Back to the UK and the Spectator, you can see where the fault lines run. The EU referendum did not just expose a divide between the rich and the poor. It is more finely drawn: between the poor, the self-made educated rich and, what I call, the haemophiliac rich (educated but dim, favour-currying, Volvo-driving, arrogant, and inbred throwbacks with inherited money). The latter’s privileges dwindled – because they are so dim – so they agitated against the class they perceived as threatening their status quo: the self-made educated rich. The last 20 years or so may well have been the first time in history that academics, teachers, IT specialists, assorted internet start-up entrepreneurs, journalists, bloggers, etc., made money from their education, apart from – traditionally – doctors and lawyers.

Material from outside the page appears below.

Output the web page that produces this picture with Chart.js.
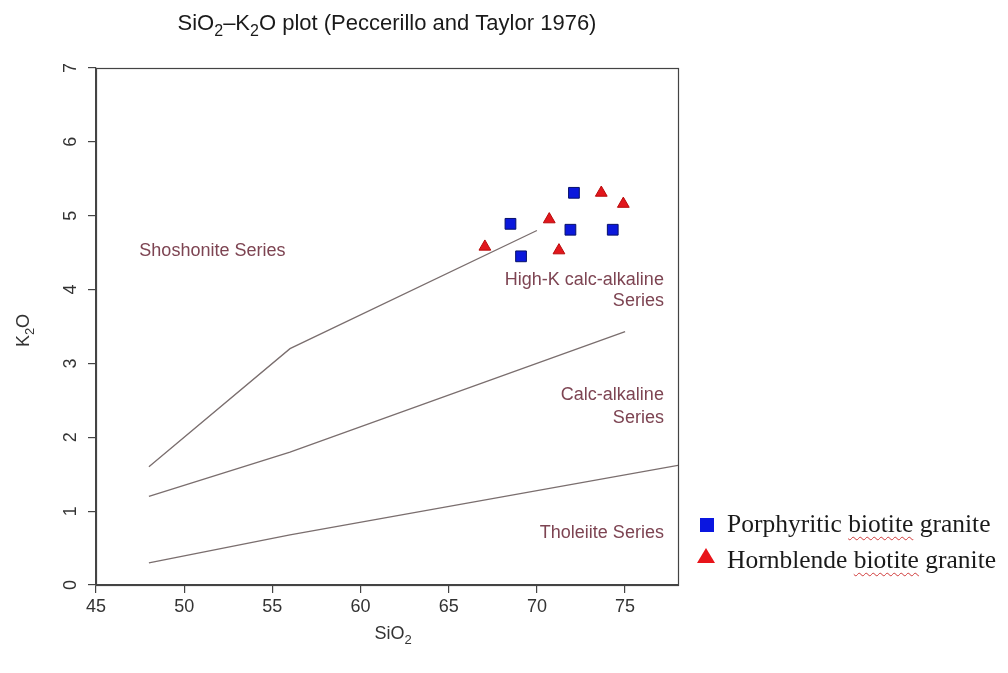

This is not the consensus the haemophiliac rich came to expect. They allied with the most unlikely ally – the poor, against the metropolitan elites. And Brexit followed.
@ Jacek
Really great analysis. Love the concept of the 'haemophiliac rich'. Tim Nice-But-Dim. They had it coming to them since Margaret Thatcher blasted their inherited privileges in the City with Big Bang. Barrow boys became market traders, outwitting the Old School Tie chaps in trade after trade.
Communism in Poland was basically shit, but it did two things: it brought in universal education, and it levelled out any residual class-based privilege. I'm not surprised when a horny-handed son of the soil turns out to be Pan Prezes of a big bank, despite his potato-like physiognomy. GOOD! In Britain, the chap, despite his brains and determination, would have ended up as the doorman.
Would be interested what Town X is called... :-)
Jacek - time for you to return to blogging!